Sono i carabinieri gli angeli custodi dei nostri beni culturali: un grande impegno apprezzato anche all’estero

Recentemente nominato Comandante dei carabinieri per la Tutela Patrimonio Culturale (TPC), il generale di brigata Mariano Mossa, in un’intervista al periodico diretto da Giacomo Cesario – Europa 2000 – ha esposto risultati e obiettivi di un’istituzione nata 43 anni fa con lo scopo di tutelare il patrimonio storico-artistico nazionale e di recuperare i beni culturali trafugati.

Il nuovo Comandante e la cooperazione internazionale. «Il mio impegno – ha detto Mossa – sarà quello di assicurare il senso della continuità all’Istituzione, puntando sulla valorizzazione del fattore umano che ritengo sia un aspetto imprescindibile di un organismo nel quale la motivazione dei componenti deve essere alimentata dall’aggiornamento e dall’incessante ricerca». Il Comandante ha poi spiegato in virtù di quale meccanismo i suoi uomini siano soliti collaborare con le polizie di altri stati europei: infatti «per raccogliere ulteriori prove o recuperare le opere, e al fine di compiere indagine per la persecuzione dei reati, l’autorità Giudiziaria italiana emette una “commissione rogatoria internazionale” con la quale richiede assistenza all’Autorità giudiziaria dello Stato ove è stato individuato il bene.

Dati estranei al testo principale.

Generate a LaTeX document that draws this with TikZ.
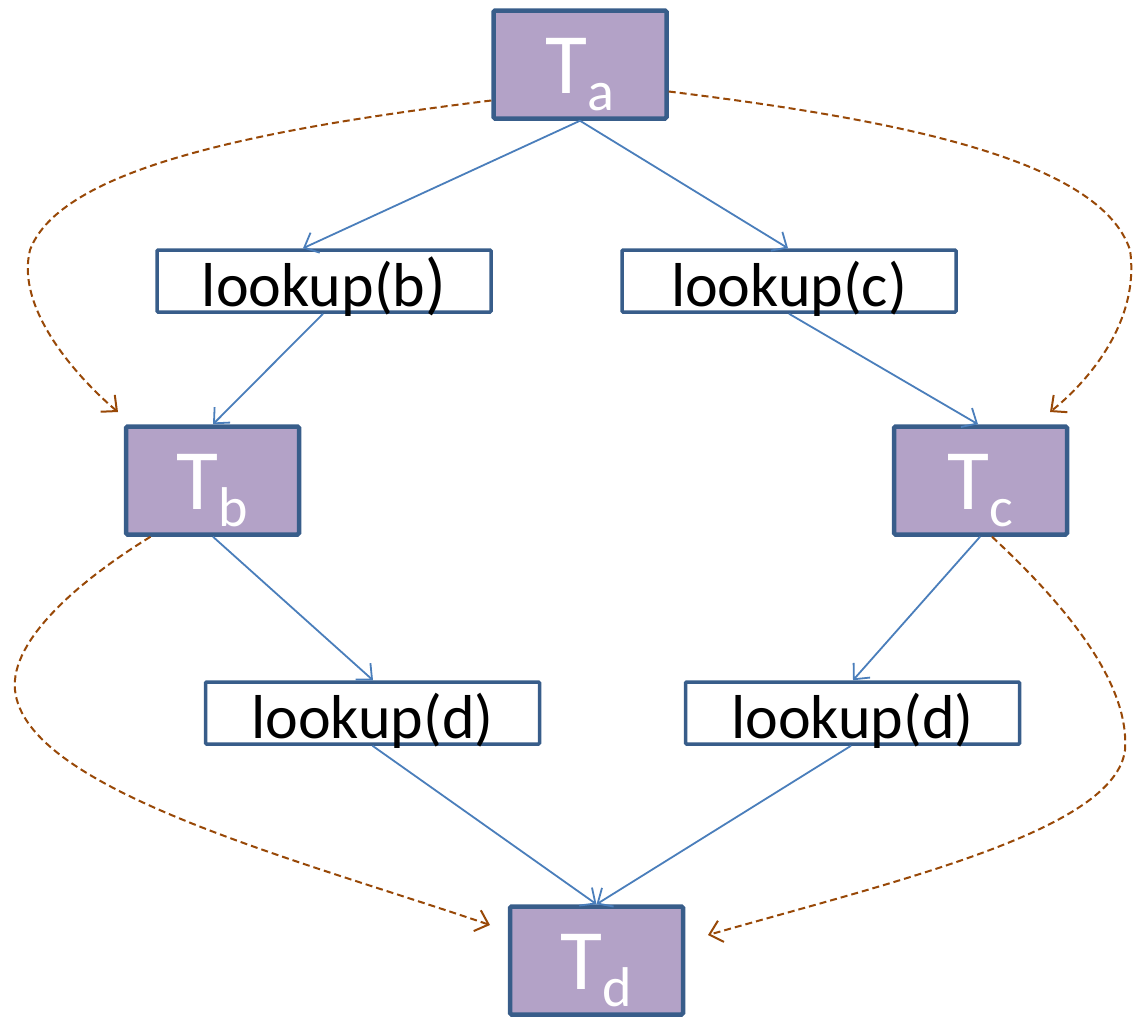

Il ricorso a tale procedura negli ultimi anni è stato sempre più frequente e costituisce il sistema cardine per ottenerne la restituzione».

Un impegno quotidiano. Ma come opera in pratica il Comando TPC? «Le attività volte al recupero dei beni culturali illecitamente sottratti – ha raccontato Mossa – sono molte differenziate e spaziano da quelle investigative “pure” ad altre, basate sul controllo di siti archeologici e paesaggistici delle attività commerciali del settore, fisse e ambulanti, dei cataloghi delle case d’asta, dei siti internet dedicati allo specifico “e-commerce”, nonché sulla verifica della sicurezza dei musei, biblioteche ed archivi, per la prevenzione del rischio criminale». Un compito, quest’ultimo, portato a termine non solo grazie a strumenti tecnologici che permettono di verificare, in tempo reale, l’eventuale provenienza illecita dei beni visionati, ma anche attraverso una banca dati – la più grande a livello mondiale – che custodisce una mole impressionante di immagini e dati informatizzati.

I furti nei luoghi di culto. «Le chiese sono una realtà sensibile, in cui i reparti dei Nuclei Carabinieri TPC profondono un costante impegno operativo; prova ne sono i cospicui recuperi di beni chiesastici effettuati negli anni». Una piaga, quella dei furti in chiese e monasteri, di cui il Comandante è pienamente cosciente: «L’esame dei dati statistici, estratti dalla nostra banca dati, evidenzia ancora una volta come le chiese e gli istituti religiosi rappresentano circa il 38% del numero complessivo dei furti perpetrati sul territorio nazionale. La suddivisione geografica dei furti nelle chiese, vede quali regioni più colpite, in ordine decrescente, il Piemonte,la Lombardia, la Toscana. Le difficoltà di tutela – ha evidenziato Mossa – sono legate a molteplici fattori e, quindi, per contrastare tale minaccia criminale, è necessaria l’ideazione e lo svolgimento di mirate attività preventive sia nei confronti dei beni religiosi mobili, sia dei luoghi in cui questi sono custoditi».